**WHAT YOU SHOULD DO:**
Exclude images, then output the remaining data verbatim.

___ MATERIAL PROVIDED

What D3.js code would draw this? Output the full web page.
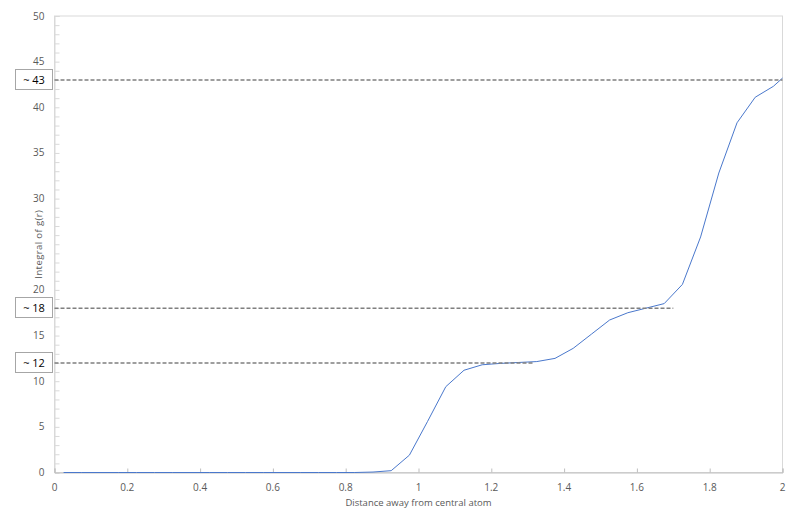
<!DOCTYPE html>
<html><head><meta charset="utf-8">
<script src="https://cdn.jsdelivr.net/npm/d3@7"></script>
<style>body{margin:0;background:#fff;} svg{display:block;}</style>
</head><body>
<svg id="c" width="800" height="525"></svg>
<script>
const distance = [0.025,0.075,0.125,0.175,0.225,0.275,0.325,0.375,0.425,0.475,0.525,0.575,0.625,0.675,0.725,0.775,0.825,0.875,0.925,0.975,1.025,1.075,1.125,1.175,1.225,1.275,1.325,1.375,1.425,1.475,1.525,1.575,1.625,1.675,1.725,1.775,1.825,1.875,1.925,1.975,2.0];
const integral = [0,0,0,0,0,0,0,0,0,0,0,0,0,0,0,0,0,0.05,0.2,1.9,5.6,9.4,11.2,11.8,11.95,12.05,12.15,12.5,13.6,15.15,16.7,17.5,18.0,18.5,20.6,25.8,32.8,38.3,41.1,42.3,43.2];
const xTicks = [0,0.2,0.4,0.6,0.8,1,1.2,1.4,1.6,1.8,2];
const yTickLabels = [0,5,10,15,20,30,35,40,45,50]; // "25" is hidden under the axis title
const markLabels = ["~ 43","~ 18","~ 12"];
const markValues = [43,18,12];
const markEnds = [2.0,1.7,1.315];

const svg = d3.select("#c");
const x = d3.scaleLinear().domain([0,2]).range([54.5,782.5]);
const y = d3.scaleLinear().domain([0,50]).range([472.5,16]);
const grid = "#d9d9d9", txt = "#595959", font = "'Open Sans', 'Noto Sans', sans-serif";

// plot border
svg.append("rect").attr("x",x(0)).attr("y",y(50)).attr("width",x(2)-x(0)).attr("height",y(0)-y(50))
  .attr("fill","none").attr("stroke",grid).attr("stroke-width",1);

// y axis with inward minor ticks
const yAxis = svg.append("g").attr("transform",`translate(${x(0)},0)`)
  .call(d3.axisRight(y).tickValues(d3.range(0,51,1)).tickSize(5).tickFormat(""));
yAxis.select(".domain").attr("stroke",grid);
yAxis.selectAll(".tick line").attr("stroke",grid);
svg.append("g").selectAll("text").data(yTickLabels).join("text")
  .attr("x",x(0)-10).attr("y",d=>y(d)).attr("dy","0.35em").attr("text-anchor","end")
  .attr("font-family",font).attr("font-size",10).attr("fill",txt).text(d=>d);

// x axis with inward ticks
const xAxis = svg.append("g").attr("transform",`translate(0,${y(0)})`)
  .call(d3.axisTop(x).tickValues(xTicks).tickSize(4).tickFormat(""));
xAxis.select(".domain").attr("stroke","#bfbfbf");
xAxis.selectAll(".tick line").attr("stroke","#bfbfbf");
svg.append("g").selectAll("text").data(xTicks).join("text")
  .attr("x",d=>x(d)).attr("y",y(0)+18).attr("text-anchor","middle")
  .attr("font-family",font).attr("font-size",10).attr("fill",txt).text(d=>d);

// axis titles
svg.append("text").attr("x",(x(0)+x(2))/2).attr("y",506).attr("text-anchor","middle")
  .attr("font-family",font).attr("font-size",9.5).attr("fill",txt).text("Distance away from central atom");
svg.append("text").attr("transform",`translate(42,${(y(0)+y(50))/2}) rotate(-90)`).attr("text-anchor","middle")
  .attr("font-family",font).attr("font-size",9.5).attr("fill",txt).attr("letter-spacing",0.4).text("Integral of g(r)");

// data line
const pts = distance.map((d,i)=>[d,integral[i]]);
svg.append("path").datum(pts)
  .attr("d",d3.line().x(d=>x(d[0])).y(d=>y(d[1])))
  .attr("fill","none").attr("stroke","#4a78cc").attr("stroke-width",1);

// dashed reference lines
svg.append("g").selectAll("line").data(markValues).join("line")
  .attr("x1",x(0)).attr("x2",(d,i)=>x(markEnds[i]))
  .attr("y1",d=>y(d)).attr("y2",d=>y(d))
  .attr("stroke","#7f7f7f").attr("stroke-width",1.5).attr("stroke-dasharray","4,2");

// label boxes
const boxes = svg.append("g").selectAll("g").data(markValues).join("g")
  .attr("transform",d=>`translate(15.5,${Math.round(y(d))-10.5})`);
boxes.append("rect").attr("width",37).attr("height",20).attr("fill","#fff").attr("stroke","#a6a6a6");
boxes.append("text").attr("x",18.5).attr("y",14.5).attr("text-anchor","middle")
  .attr("font-family",font).attr("font-size",11).attr("fill","#000")
  .text((d,i)=>markLabels[i]);
</script>
</body></html>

______

**CORRECT ANSWER:**
What D3.js code would draw this? Output the full web page.
<!DOCTYPE html>
<html><head><meta charset="utf-8">
<script src="https://cdn.jsdelivr.net/npm/d3@7"></script>
<style>body{margin:0;background:#fff;} svg{display:block;}</style>
</head><body>
<svg id="c" width="800" height="525"></svg>
<script>
const distance = [0.025,0.075,0.125,0.175,0.225,0.275,0.325,0.375,0.425,0.475,0.525,0.575,0.625,0.675,0.725,0.775,0.825,0.875,0.925,0.975,1.025,1.075,1.125,1.175,1.225,1.275,1.325,1.375,1.425,1.475,1.525,1.575,1.625,1.675,1.725,1.775,1.825,1.875,1.925,1.975,2.0];
const integral = [0,0,0,0,0,0,0,0,0,0,0,0,0,0,0,0,0,0.05,0.2,1.9,5.6,9.4,11.2,11.8,11.95,12.05,12.15,12.5,13.6,15.15,16.7,17.5,18.0,18.5,20.6,25.8,32.8,38.3,41.1,42.3,43.2];
const xTicks = [0,0.2,0.4,0.6,0.8,1,1.2,1.4,1.6,1.8,2];
const yTickLabels = [0,5,10,15,20,30,35,40,45,50]; // "25" is hidden under the axis title
const markLabels = ["~ 43","~ 18","~ 12"];
const markValues = [43,18,12];
const markEnds = [2.0,1.7,1.315];

const svg = d3.select("#c");
const x = d3.scaleLinear().domain([0,2]).range([54.5,782.5]);
const y = d3.scaleLinear().domain([0,50]).range([472.5,16]);
const grid = "#d9d9d9", txt = "#595959", font = "'Open Sans', 'Noto Sans', sans-serif";

// plot border
svg.append("rect").attr("x",x(0)).attr("y",y(50)).attr("width",x(2)-x(0)).attr("height",y(0)-y(50))
  .attr("fill","none").attr("stroke",grid).attr("stroke-width",1);

// y axis with inward minor ticks
const yAxis = svg.append("g").attr("transform",`translate(${x(0)},0)`)
  .call(d3.axisRight(y).tickValues(d3.range(0,51,1)).tickSize(5).tickFormat(""));
yAxis.select(".domain").attr("stroke",grid);
yAxis.selectAll(".tick line").attr("stroke",grid);
svg.append("g").selectAll("text").data(yTickLabels).join("text")
  .attr("x",x(0)-10).attr("y",d=>y(d)).attr("dy","0.35em").attr("text-anchor","end")
  .attr("font-family",font).attr("font-size",10).attr("fill",txt).text(d=>d);

// x axis with inward ticks
const xAxis = svg.append("g").attr("transform",`translate(0,${y(0)})`)
  .call(d3.axisTop(x).tickValues(xTicks).tickSize(4).tickFormat(""));
xAxis.select(".domain").attr("stroke","#bfbfbf");
xAxis.selectAll(".tick line").attr("stroke","#bfbfbf");
svg.append("g").selectAll("text").data(xTicks).join("text")
  .attr("x",d=>x(d)).attr("y",y(0)+18).attr("text-anchor","middle")
  .attr("font-family",font).attr("font-size",10).attr("fill",txt).text(d=>d);

// axis titles
svg.append("text").attr("x",(x(0)+x(2))/2).attr("y",506).attr("text-anchor","middle")
  .attr("font-family",font).attr("font-size",9.5).attr("fill",txt).text("Distance away from central atom");
svg.append("text").attr("transform",`translate(42,${(y(0)+y(50))/2}) rotate(-90)`).attr("text-anchor","middle")
  .attr("font-family",font).attr("font-size",9.5).attr("fill",txt).attr("letter-spacing",0.4).text("Integral of g(r)");

// data line
const pts = distance.map((d,i)=>[d,integral[i]]);
svg.append("path").datum(pts)
  .attr("d",d3.line().x(d=>x(d[0])).y(d=>y(d[1])))
  .attr("fill","none").attr("stroke","#4a78cc").attr("stroke-width",1);

// dashed reference lines
svg.append("g").selectAll("line").data(markValues).join("line")
  .attr("x1",x(0)).attr("x2",(d,i)=>x(markEnds[i]))
  .attr("y1",d=>y(d)).attr("y2",d=>y(d))
  .attr("stroke","#7f7f7f").attr("stroke-width",1.5).attr("stroke-dasharray","4,2");

// label boxes
const boxes = svg.append("g").selectAll("g").data(markValues).join("g")
  .attr("transform",d=>`translate(15.5,${Math.round(y(d))-10.5})`);
boxes.append("rect").attr("width",37).attr("height",20).attr("fill","#fff").attr("stroke","#a6a6a6");
boxes.append("text").attr("x",18.5).attr("y",14.5).attr("text-anchor","middle")
  .attr("font-family",font).attr("font-size",11).attr("fill","#000")
  .text((d,i)=>markLabels[i]);
</script>
</body></html>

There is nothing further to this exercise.